ESTÚPIDO ROMANTICISMO

ESTÚPIDO ROMANTICISMO

Me he tirado cuarenta años romantizándome, y necesito otros cuarenta para deshacerlo, es lo que suele ocurrir, ¿no?, o casi. Te pasas la juventud saliendo de copas y pasándote por el forro los consejos de “En buenas manos” y a los cincuenta necesitas el resto de tu vida para desbarrigarte, descolesterarte y desglucemiarte, suerte que solo unos pocos sufrirán lo de despeinarse.

Desde que murió, mi padre me ha dado mucho juego a la hora de escribir, usé su sarcasmo desde mi nostalgia—mamá no te pongas celosa, incluso si muero antes que tú prometo hacerte llegar algún que otro relato fatuo… si los demonios me dejan—, el caso es que, ahora, le he visto los colmillos al antiromanticismo emocional de papá.

Recuerdo, durante mi estilizado crecimiento, su manera de admirar lo guapa que me había puesto para ir al cine matinal de los domingos— jersey de lana tejido por mamá hasta las rodillas combinados sí o sí con los leotardos marrones del uniforme— :<<Qué guapa, Moni, pareces una gamba>>.

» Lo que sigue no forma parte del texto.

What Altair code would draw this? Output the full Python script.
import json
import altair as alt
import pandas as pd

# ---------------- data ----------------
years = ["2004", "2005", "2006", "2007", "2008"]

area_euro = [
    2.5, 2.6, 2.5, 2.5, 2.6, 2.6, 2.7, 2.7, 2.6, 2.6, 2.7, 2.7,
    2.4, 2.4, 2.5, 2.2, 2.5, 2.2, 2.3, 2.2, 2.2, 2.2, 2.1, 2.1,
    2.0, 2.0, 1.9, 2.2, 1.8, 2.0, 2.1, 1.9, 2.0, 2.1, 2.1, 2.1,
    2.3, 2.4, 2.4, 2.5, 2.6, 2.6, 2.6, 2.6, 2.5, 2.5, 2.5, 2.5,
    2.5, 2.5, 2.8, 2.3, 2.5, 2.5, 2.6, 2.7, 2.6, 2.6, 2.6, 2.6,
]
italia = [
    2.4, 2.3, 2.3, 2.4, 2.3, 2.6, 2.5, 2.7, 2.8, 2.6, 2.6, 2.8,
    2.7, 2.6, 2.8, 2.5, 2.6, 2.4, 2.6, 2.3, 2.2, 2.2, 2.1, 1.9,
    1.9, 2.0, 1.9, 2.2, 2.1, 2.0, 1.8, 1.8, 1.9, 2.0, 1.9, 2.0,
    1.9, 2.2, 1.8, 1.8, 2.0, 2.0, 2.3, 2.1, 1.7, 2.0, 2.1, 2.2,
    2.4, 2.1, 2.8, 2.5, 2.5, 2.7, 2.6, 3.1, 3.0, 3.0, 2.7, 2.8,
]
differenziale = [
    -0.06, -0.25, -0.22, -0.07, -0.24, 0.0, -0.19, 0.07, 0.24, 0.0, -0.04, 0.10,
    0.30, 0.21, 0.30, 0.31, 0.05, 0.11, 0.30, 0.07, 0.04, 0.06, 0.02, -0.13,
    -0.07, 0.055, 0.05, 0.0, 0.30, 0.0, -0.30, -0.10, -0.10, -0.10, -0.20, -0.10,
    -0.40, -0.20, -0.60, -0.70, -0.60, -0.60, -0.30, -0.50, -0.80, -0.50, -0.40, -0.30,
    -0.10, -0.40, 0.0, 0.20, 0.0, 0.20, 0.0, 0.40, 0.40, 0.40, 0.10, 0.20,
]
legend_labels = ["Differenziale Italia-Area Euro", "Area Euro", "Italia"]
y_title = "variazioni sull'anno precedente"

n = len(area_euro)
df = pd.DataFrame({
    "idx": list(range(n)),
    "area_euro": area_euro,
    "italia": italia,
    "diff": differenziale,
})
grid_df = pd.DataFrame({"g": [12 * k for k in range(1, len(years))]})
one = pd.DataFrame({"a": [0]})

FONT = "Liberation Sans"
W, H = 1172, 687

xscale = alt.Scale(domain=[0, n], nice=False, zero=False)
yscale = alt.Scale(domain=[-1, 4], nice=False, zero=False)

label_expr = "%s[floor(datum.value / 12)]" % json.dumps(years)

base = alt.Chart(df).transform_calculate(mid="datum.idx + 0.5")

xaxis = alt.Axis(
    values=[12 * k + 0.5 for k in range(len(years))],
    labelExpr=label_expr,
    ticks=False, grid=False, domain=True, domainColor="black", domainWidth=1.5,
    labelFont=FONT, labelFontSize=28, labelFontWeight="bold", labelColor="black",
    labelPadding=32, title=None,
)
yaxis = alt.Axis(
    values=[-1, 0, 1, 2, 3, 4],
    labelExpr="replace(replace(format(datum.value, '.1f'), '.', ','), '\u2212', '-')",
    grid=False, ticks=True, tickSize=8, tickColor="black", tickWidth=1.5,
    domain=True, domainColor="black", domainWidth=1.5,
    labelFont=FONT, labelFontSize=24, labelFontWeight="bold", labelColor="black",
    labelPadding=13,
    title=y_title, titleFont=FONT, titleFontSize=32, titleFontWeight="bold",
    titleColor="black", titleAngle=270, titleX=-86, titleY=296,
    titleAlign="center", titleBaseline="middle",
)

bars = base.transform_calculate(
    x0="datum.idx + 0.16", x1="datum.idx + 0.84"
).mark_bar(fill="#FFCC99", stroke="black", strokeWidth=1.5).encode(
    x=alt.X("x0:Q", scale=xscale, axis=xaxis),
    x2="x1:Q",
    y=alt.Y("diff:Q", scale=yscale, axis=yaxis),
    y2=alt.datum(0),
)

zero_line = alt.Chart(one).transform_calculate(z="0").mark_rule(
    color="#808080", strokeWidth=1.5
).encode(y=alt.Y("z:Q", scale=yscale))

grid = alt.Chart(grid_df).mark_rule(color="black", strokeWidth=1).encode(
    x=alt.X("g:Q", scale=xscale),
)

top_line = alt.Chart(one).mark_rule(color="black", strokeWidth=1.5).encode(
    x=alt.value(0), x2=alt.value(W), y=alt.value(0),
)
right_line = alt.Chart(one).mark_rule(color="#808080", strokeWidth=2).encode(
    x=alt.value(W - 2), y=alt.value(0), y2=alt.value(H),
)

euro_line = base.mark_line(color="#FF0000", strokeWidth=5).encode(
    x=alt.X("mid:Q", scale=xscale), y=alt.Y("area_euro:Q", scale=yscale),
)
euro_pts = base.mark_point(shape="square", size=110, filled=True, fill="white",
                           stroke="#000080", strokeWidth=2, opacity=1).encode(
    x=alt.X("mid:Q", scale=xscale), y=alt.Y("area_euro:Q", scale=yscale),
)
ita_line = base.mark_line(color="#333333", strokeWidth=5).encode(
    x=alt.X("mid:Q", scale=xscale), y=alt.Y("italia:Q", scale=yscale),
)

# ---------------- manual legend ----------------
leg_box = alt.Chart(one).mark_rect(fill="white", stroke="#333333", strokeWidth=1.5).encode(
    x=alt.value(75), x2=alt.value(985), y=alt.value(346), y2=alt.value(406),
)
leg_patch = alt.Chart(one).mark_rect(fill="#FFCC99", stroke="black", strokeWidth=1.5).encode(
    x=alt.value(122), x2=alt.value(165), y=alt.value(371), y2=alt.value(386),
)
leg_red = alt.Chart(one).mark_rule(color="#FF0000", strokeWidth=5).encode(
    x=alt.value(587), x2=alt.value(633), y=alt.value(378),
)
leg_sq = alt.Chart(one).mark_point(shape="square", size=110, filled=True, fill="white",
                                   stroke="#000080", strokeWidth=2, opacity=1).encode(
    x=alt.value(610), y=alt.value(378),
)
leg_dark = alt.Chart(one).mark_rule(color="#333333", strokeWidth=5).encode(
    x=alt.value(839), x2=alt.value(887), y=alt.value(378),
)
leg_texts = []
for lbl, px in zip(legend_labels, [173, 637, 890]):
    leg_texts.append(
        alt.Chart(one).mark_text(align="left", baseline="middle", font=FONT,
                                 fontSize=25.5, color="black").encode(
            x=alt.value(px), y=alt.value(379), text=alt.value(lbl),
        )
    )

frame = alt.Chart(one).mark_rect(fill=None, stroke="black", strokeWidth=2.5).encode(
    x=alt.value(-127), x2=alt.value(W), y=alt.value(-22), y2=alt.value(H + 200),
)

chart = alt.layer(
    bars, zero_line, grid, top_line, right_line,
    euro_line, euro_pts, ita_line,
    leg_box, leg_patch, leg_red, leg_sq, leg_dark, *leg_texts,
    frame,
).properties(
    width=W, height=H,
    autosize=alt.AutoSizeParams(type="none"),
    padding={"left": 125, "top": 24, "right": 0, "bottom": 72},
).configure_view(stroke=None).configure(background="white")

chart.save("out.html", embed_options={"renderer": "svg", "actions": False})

También recuerdo aquel zueco de nogal del número cuarenta y cinco reciclado de algún residente holandés asiduo a los mercadillos como él. La hora activa de aquel arma letal era las tres, la misma que la del telediario. Y dolía como si hubiésemos sido golpeados con todo el árbol. Pronto mis hermanos y yo nos hicimos hábiles sorteadores de aquel objeto de bowling aéreo, aun así, la bola siempre encontraba un palitroque al que tumbar… nuestro pobre perro tuvo que pasarse a los telediarios de las nueve.

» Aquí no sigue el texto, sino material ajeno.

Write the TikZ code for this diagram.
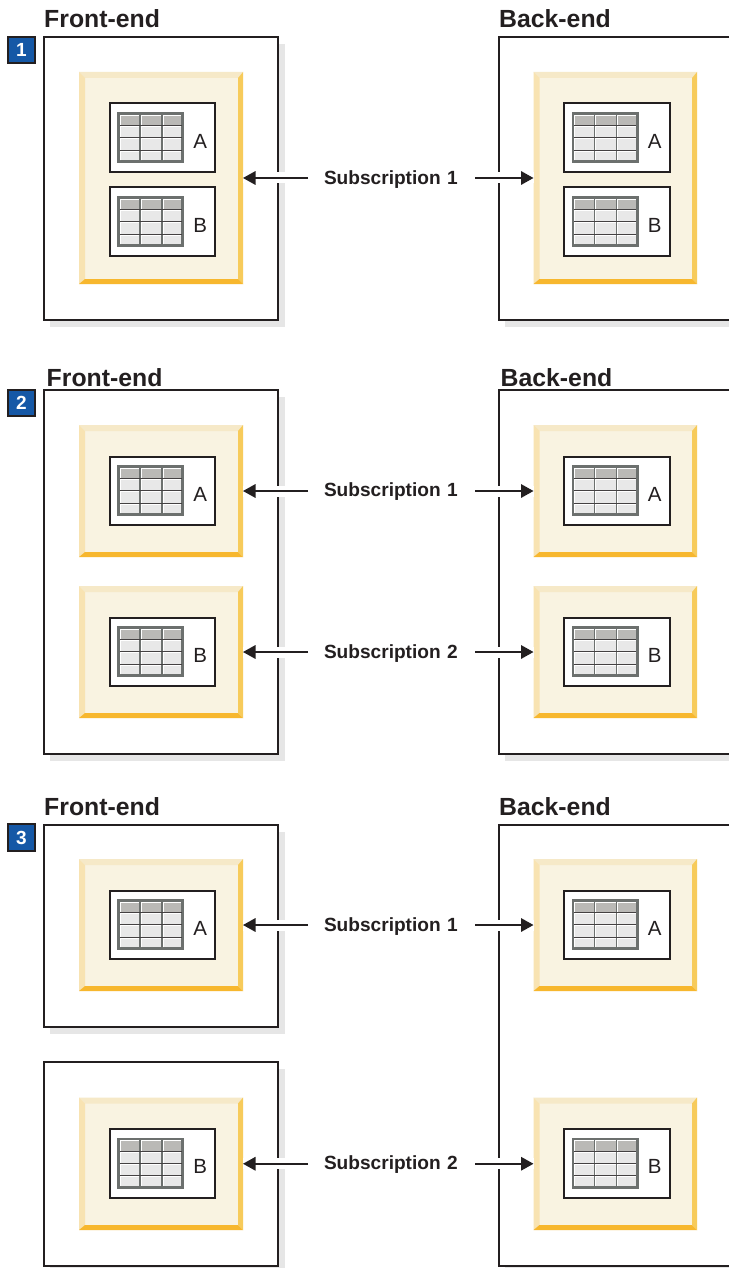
\documentclass[tikz,border=0pt]{standalone}
\usepackage{fontspec}
\setmainfont{Liberation Sans}
\usetikzlibrary{arrows.meta,calc}
\definecolor{ink}{HTML}{231F20}
\definecolor{shadowgray}{HTML}{E6E6E6}
\definecolor{face}{HTML}{F9F3E1}
\definecolor{beveltop}{HTML}{F6E9C8}
\definecolor{bevelleft}{HTML}{F8E3B2}
\definecolor{bevelright}{HTML}{F7CB5B}
\definecolor{bevelbottom}{HTML}{F7B72E}
\definecolor{badgeblue}{HTML}{1558A6}
\definecolor{tblborder}{HTML}{6C706E}
\definecolor{tblhead}{HTML}{BAB9B6}
\definecolor{tblcell}{HTML}{E8E8E8}
\tikzset{
  x=1pt,y=-1pt,
  boxline/.style={draw=ink,line width=2pt},
  plainbox/.style={boxline,fill=white,inner sep=0pt,outer sep=0pt},
  amberbox/.style={fill=face,inner sep=0pt,outer sep=0pt},
  titletext/.style={anchor=base west,inner sep=0pt,font=\fontsize{24.8}{28}\selectfont\bfseries,text=ink},
  lettertext/.style={anchor=base,inner sep=0pt,font=\fontsize{20.5}{24}\selectfont,text=ink},
  sublabel/.style={anchor=base west,inner xsep=16pt,inner ysep=0pt,outer sep=0pt,text width=135pt,font=\fontsize{19.1}{23}\selectfont\bfseries,text=ink},
  badge/.style={draw=ink,line width=2pt,fill=badgeblue,text=white,inner sep=0pt,font=\fontsize{19}{22}\selectfont\bfseries},
  link/.style={draw=ink,line width=1.7pt,-{Triangle[length=12.5pt,width=13.5pt]},preaction={draw=white,line width=11pt,-}},
}
% closed outer box with its drop shadow: name, x1, y1, x2, y2
\newcommand{\outerbox}[5]{%
  \fill[shadowgray] (#2+6,#3+7) rectangle (#4+7,{min(#5+7,1268)});
  \node[plainbox,minimum width={(#4-#2)*1pt},minimum height={(#5-#3)*1pt}] (#1) at ({(#2+#4)/2},{(#3+#5)/2}) {};
}
% outer box cut off by the right margin: x1, y1, y2
\newcommand{\openbox}[3]{%
  \fill[shadowgray] (#1+6.5,#2+7) rectangle (729,{min(#3+7,1268)});
  \fill[white] (#1,#2) rectangle (729,#3);
  \draw[boxline] (729,#2) -- (#1,#2) -- (#1,#3) -- (729,#3);
}
% bevelled amber box: name, x1, y1, x2, y2
\newcommand{\amber}[5]{%
  \node[amberbox,minimum width={(#4-#2)*1pt},minimum height={(#5-#3)*1pt}] (#1) at ({(#2+#4)/2},{(#3+#5)/2}) {};
  \fill[beveltop] (#2,#3) -- (#4,#3) -- (#4-5,#3+6) -- (#2+6,#3+6) -- cycle;
  \fill[bevelleft] (#2,#3) -- (#2+6,#3+6) -- (#2+6,#5-5) -- (#2,#5) -- cycle;
  \fill[bevelright] (#4,#3) -- (#4-5,#3+6) -- (#4-5,#5-5) -- (#4,#5) -- cycle;
  \fill[bevelbottom] (#2,#5) -- (#2+6,#5-5) -- (#4-5,#5-5) -- (#4,#5) -- cycle;
}
% inner white box with table icon and letter: name, x, y, letter
\newcommand{\tablebox}[4]{%
  \node[plainbox,minimum width=105.5pt,minimum height=68.5pt] (#1) at (#2+52.75,#3+34.25) {};
  \begin{scope}[shift={(#2+7.5,#3+8.5)}]
    \fill[tblborder] (0,0) rectangle (67,51);
    \foreach \xa/\xb in {2.6/22,24/44,46/64.4}{
      \fill[tblhead] (\xa,2.6) rectangle (\xb,13.2);
      \foreach \ya/\yb in {14.2/25.3,26.3/37.7,38.7/48.4}{
        \fill[tblcell] (\xa,\ya) rectangle (\xb,\yb);
        \draw[white,line width=0.7pt] (\xa+.3,\yb) -- (\xa+.3,\ya+.3) -- (\xb,\ya+.3);
      }
      \draw[white,line width=0.7pt] (\xa+.3,13.2) -- (\xa+.3,2.9) -- (\xb,2.9);
    }
    \foreach \yy in {13.7,25.8,38.2}{\draw[ink!85,line width=1pt] (2.5,\yy) -- (64.5,\yy);}
  \end{scope}
  \node[lettertext] (#1l) at (#2+90.8,#3+44.8) {#4};
}
\begin{document}
\begin{tikzpicture}
\useasboundingbox (0,0) rectangle (729,1268);
\fill[white] (0,0) rectangle (729,1268);

% --- panel 1
\node[titletext] (t1f) at (44,28) {Front-end};
\node[titletext] (t1b) at (499,28) {Back-end};
\node[badge,minimum width=26.5pt,minimum height=26.5pt] (b1) at (21.5,50) {1};
\outerbox{f1}{44}{37}{278}{320}
\openbox{498.5}{37}{320}
\amber{fa1}{79}{72}{243}{284}
\amber{ba1}{533.5}{72}{697}{284}
\tablebox{fa1a}{109.5}{103.5}{A}
\tablebox{fa1b}{109.5}{187.5}{B}
\tablebox{ba1a}{564}{103.5}{A}
\tablebox{ba1b}{564}{187.5}{B}
\node[sublabel] (s1) at (308,185) {Subscription 1};
\draw[link] (s1.west |- fa1.east) -- (fa1.east);
\draw[link] (s1.east |- ba1.west) -- (ba1.west);

% --- panel 2
\node[titletext] (t2f) at (46.5,386) {Front-end};
\node[titletext] (t2b) at (500.5,386) {Back-end};
\node[badge,minimum width=26.5pt,minimum height=26.5pt] (b2) at (21.5,403) {2};
\outerbox{f2}{44}{389.5}{278}{754}
\openbox{498.5}{389.5}{754}
\amber{fa2}{79}{425}{243}{557}
\amber{fb2}{79}{586}{243}{718}
\amber{ba2}{533.5}{425}{697}{557}
\amber{bb2}{533.5}{586}{697}{718}
\tablebox{fa2a}{109.5}{456.5}{A}
\tablebox{fb2b}{109.5}{617.5}{B}
\tablebox{ba2a}{564}{456.5}{A}
\tablebox{bb2b}{564}{617.5}{B}
\node[sublabel] (s2a) at (308,496) {Subscription 1};
\node[sublabel] (s2b) at (308,658) {Subscription 2};
\draw[link] (s2a.west |- fa2.east) -- (fa2.east);
\draw[link] (s2a.east |- ba2.west) -- (ba2.west);
\draw[link] (s2b.west |- fb2.east) -- (fb2.east);
\draw[link] (s2b.east |- bb2.west) -- (bb2.west);

% --- panel 3
\node[titletext] (t3f) at (44,815) {Front-end};
\node[titletext] (t3b) at (499,815) {Back-end};
\node[badge,minimum width=26.5pt,minimum height=26.5pt] (b3) at (21.5,837.5) {3};
\outerbox{f3a}{44}{824.5}{278}{1027}
\outerbox{f3b}{44}{1062}{278}{1265.5}
\openbox{498.5}{824.5}{1265.5}
\amber{fa3}{79}{859}{243}{991}
\amber{fb3}{79}{1097.5}{243}{1230}
\amber{ba3}{533.5}{859}{697}{991}
\amber{bb3}{533.5}{1097.5}{697}{1230}
\tablebox{fa3a}{109.5}{890.5}{A}
\tablebox{fb3b}{109.5}{1129}{B}
\tablebox{ba3a}{564}{890.5}{A}
\tablebox{bb3b}{564}{1129}{B}
\node[sublabel] (s3a) at (308,931) {Subscription 1};
\node[sublabel] (s3b) at (308,1169) {Subscription 2};
\draw[link] (s3a.west |- fa3.east) -- (fa3.east);
\draw[link] (s3a.east |- ba3.west) -- (ba3.west);
\draw[link] (s3b.west |- fb3.east) -- (fb3.east);
\draw[link] (s3b.east |- bb3.west) -- (bb3.west);
\end{tikzpicture}
\end{document}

¡Cómo te echo de menos, papi!… y de más, es decir, se echa de menos lo que se ha vivido, y como es que aun sigo recibiendo información que desconocía sobre tus avatares, te echo mucho de más. El otro día, mi hermano aseguraba que papá había vivido en Granada un tiempo tras tocarle la lotería a mi abuela y ésta abrir una residencia de estudiantes en dicha ciudad. Mi hermana, por otro lado decía que no, que donde había vivido era en Sevilla, regentando una tienda de medias “importadas”— contrabando—de Marruecos, en plena calle Sierpes.

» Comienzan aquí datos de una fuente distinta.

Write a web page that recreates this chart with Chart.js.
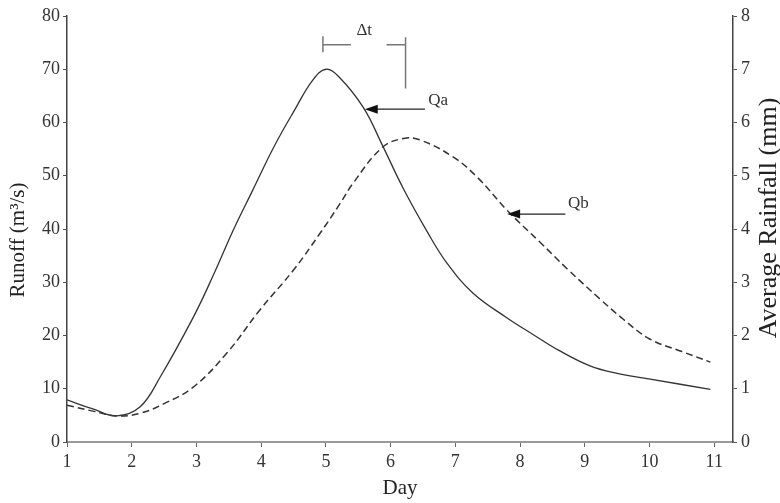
<!DOCTYPE html>
<html lang="en">
<head>
    <meta charset="UTF-8">
    <script src="https://cdn.jsdelivr.net/npm/chart.js"></script>
    <title>Runoff hydrograph</title>
    <style>
        html, body { margin: 0; padding: 0; background: #fff; }
        #wrap { width: 780px; height: 503px; }
    </style>
</head>
<body>
<div id="wrap"><canvas id="runoffChart" width="780" height="503"></canvas></div>

<script>
    // Qa (solid) - day / runoff
    const qaDays   = [1.0, 1.4, 1.77, 2.13, 2.44, 2.95, 3.26, 3.57, 3.87, 4.2, 4.5, 4.8, 5.0, 5.2, 5.58, 5.87, 6.2, 6.56, 6.87, 7.27, 7.8, 8.2, 8.6, 9.08, 9.5, 10.01, 10.94];
    const qaValues = [7.9, 6.2, 4.9, 6.6, 12.2, 23.4, 31.3, 39.8, 47.3, 55.5, 62, 68, 70, 68.6, 62.8, 55.8, 47.5, 39.6, 33.6, 28, 23.3, 20.2, 17.2, 14.3, 12.9, 11.8, 9.9];

    // Qb (dashed)
    const qbDays   = [1.0, 1.4, 1.77, 2.13, 2.5, 2.95, 3.47, 3.98, 4.5, 4.91, 5.22, 5.42, 5.87, 6.2, 6.46, 6.97, 7.34, 7.8, 8.31, 8.73, 9.24, 9.6, 10.01, 10.5, 10.94];
    const qbValues = [6.9, 5.8, 4.9, 5.4, 7.2, 10.3, 16.7, 24.8, 32.3, 39.2, 44.8, 48.6, 55.3, 57.0, 56.7, 53.5, 49.7, 43.5, 37.5, 32.5, 26.8, 23, 19.3, 17, 15];

    const dayTicks = [1, 2, 3, 4, 5, 6, 7, 8, 9, 10, 11];
    const runoffTicks = [0, 10, 20, 30, 40, 50, 60, 70, 80];
    const rainTicks = [0, 1, 2, 3, 4, 5, 6, 7, 8];

    const serif = '"Liberation Serif", "DejaVu Serif", serif';

    function toPoints(xs, ys) {
        return xs.map((x, i) => ({ x: x, y: ys[i] }));
    }

    function peakDay(xs, ys) {
        let k = 0;
        ys.forEach((v, i) => { if (v > ys[k]) k = i; });
        return xs[k];
    }

    function arrow(ctx, x1, y1, x2, y2) {
        // line from tail (x1,y1) to tip (x2,y2), filled head
        ctx.beginPath();
        ctx.moveTo(x1, y1);
        ctx.lineTo(x2 + 10, y2);
        ctx.stroke();
        ctx.beginPath();
        ctx.moveTo(x2, y2);
        ctx.lineTo(x2 + 13, y2 - 4.5);
        ctx.lineTo(x2 + 13, y2 + 4.5);
        ctx.closePath();
        ctx.fill();
    }

    function vText(ctx, text, x, y, size) {
        ctx.save();
        ctx.font = size + 'px ' + serif;
        ctx.textAlign = 'center';
        ctx.textBaseline = 'middle';
        ctx.translate(x, y);
        ctx.rotate(-Math.PI / 2);
        ctx.fillText(text, 0, 0);
        ctx.restore();
    }

    // bracket, arrows, labels and the two y titles
    const notes = {
        id: 'notes',
        afterDraw(chart) {
            const ctx = chart.ctx;
            const xs = chart.scales.x, ys = chart.scales.y;
            const px = v => xs.getPixelForValue(v);
            const py = v => ys.getPixelForValue(v);
            ctx.save();

            // delta t bracket between the two peaks
            const xa = px(peakDay(qaDays, qaValues)) - 3;
            const xb = px(peakDay(qbDays, qbValues)) + 2;
            const yb = py(74.6);
            ctx.strokeStyle = '#777';
            ctx.lineWidth = 1.5;
            ctx.beginPath();
            ctx.moveTo(xa, py(76.2)); ctx.lineTo(xa, py(73.2));
            ctx.moveTo(xa, yb); ctx.lineTo(xa + 28, yb);
            ctx.moveTo(xb - 19, yb); ctx.lineTo(xb, yb);
            ctx.moveTo(xb, py(76.0)); ctx.lineTo(xb, py(66.4));
            ctx.stroke();
            ctx.fillStyle = '#333';
            ctx.font = '17px ' + serif;
            ctx.textAlign = 'center';
            ctx.textBaseline = 'middle';
            ctx.fillText('\u0394t', (xa + xb) / 2, py(77.2));

            // Qa / Qb arrows
            ctx.strokeStyle = '#222';
            ctx.fillStyle = '#111';
            ctx.lineWidth = 1.3;
            arrow(ctx, px(6.53), py(62.5), px(5.6), py(62.5));
            arrow(ctx, px(8.7), py(42.8), px(7.8), py(42.8));
            ctx.fillStyle = '#333';
            ctx.textAlign = 'left';
            ctx.fillText('Qa', px(6.58), py(64.2));
            ctx.fillText('Qb', px(8.74), py(44.8));

            ctx.fillStyle = '#222';
            vText(ctx, 'Runoff (m\u00b3/s)', 18, 240, 21);
            vText(ctx, 'Average Rainfall (mm)', 769, 218, 26);
            ctx.restore();
        }
    };

    new Chart(document.getElementById('runoffChart'), {
        type: 'line',
        data: {
            datasets: [{
                label: 'Qa',
                data: toPoints(qaDays, qaValues),
                borderColor: '#333',
                borderWidth: 1.3,
                pointRadius: 0,
                tension: 0.4,
                yAxisID: 'y'
            }, {
                label: 'Qb',
                data: toPoints(qbDays, qbValues),
                borderColor: '#333',
                borderWidth: 1.5,
                borderDash: [7, 4],
                pointRadius: 0,
                tension: 0.4,
                yAxisID: 'y'
            }]
        },
        options: {
            responsive: false,
            animation: false,
            layout: { padding: { top: 16, left: 0, right: 0, bottom: 0 } },
            plugins: { legend: { display: false }, tooltip: { enabled: false } },
            scales: {
                x: {
                    type: 'linear',
                    min: 1,
                    max: 11.29,
                    afterBuildTicks: s => { s.ticks = dayTicks.map(v => ({ value: v })); },
                    afterFit: s => { s.height = 61; },
                    grid: { drawOnChartArea: false, drawTicks: true, tickLength: 5, color: '#666' },
                    border: { color: '#999', width: 2 },
                    ticks: { color: '#333', font: { family: serif, size: 18 }, padding: 4, maxRotation: 0 },
                    title: { display: true, text: 'Day', color: '#222', font: { family: serif, size: 21 }, padding: { top: 0, bottom: 2 } }
                },
                y: {
                    position: 'left',
                    min: 0,
                    max: 80,
                    afterBuildTicks: s => { s.ticks = runoffTicks.map(v => ({ value: v })); },
                    afterFit: s => { s.width = 67; },
                    grid: { drawOnChartArea: false, drawTicks: true, tickLength: 4, color: '#555' },
                    border: { color: '#444', width: 1.5 },
                    ticks: { color: '#333', font: { family: serif, size: 18 }, padding: 3 }
                },
                y2: {
                    position: 'right',
                    min: 0,
                    max: 8,
                    afterBuildTicks: s => { s.ticks = rainTicks.map(v => ({ value: v })); },
                    afterFit: s => { s.width = 47; },
                    grid: { drawOnChartArea: false, drawTicks: true, tickLength: 4, color: '#555' },
                    border: { color: '#444', width: 1.5 },
                    ticks: { color: '#333', font: { family: serif, size: 18 }, padding: 4 }
                }
            }
        },
        plugins: [notes]
    });
</script>
</body>
</html>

<<¡¡Mamáááá, ¿dónde vivió papá, en Granada o en Sevilla?>>, y mi madre, que se acuerda de todo menos de hace diez minutos—no te enfades, madre, que a mí también me pasa—, responde:

<<Sí, y en Cuenca, vendiendo a los turistas figuritas de la antigua sede del Tribunal de la Inquisición>>. Y es que, además de antiromántico, papá fue un verdadero postrománico.

A veces, utilizaba sus artes con las viejitas de la España profunda. Las encandilaba con el añil de sus ojos y con el gitano Miguel, su socio, y entre los dos teatralizaban un plan para asustarlas con historias de guardias civiles y espíritus saqueadores hasta lograr convencerlas de vender sus muebles viejos, la Singer y las balanzas romanas.

Pues sí, mi padre fue pseudoromántico hasta la saciedad, creía con igual intensidad en el amor en pareja y en lo contrario. Y de lo contrario se valía para ingeniar chascarrillos. No voy a dar detalles de lo que hizo con una cajita negra con agujero en su base, un puñado de algodón, un tarro de mercromina y su dedo índice, ¿Recordáis a Lorena Bobbitt, 1993?, pues a su costa estremeció e hizo reír a más de un cliente en el rastro de Fuengirola.

Lo tengo clarísimo: mi padre llevaba el antiromanticismo en los genes, recesivamente, ¡por supuesto! Recesivo y comprensivo, por eso, ahora que he entrado en crisis, mi ADN se ha activado y distribuye la información de su herencia por los circuitos de mi sensibilidad, lo que provoca que la niegue y que una nueva forma de ver las cosas renazca en mí, como suele decirse, a flor de hiel.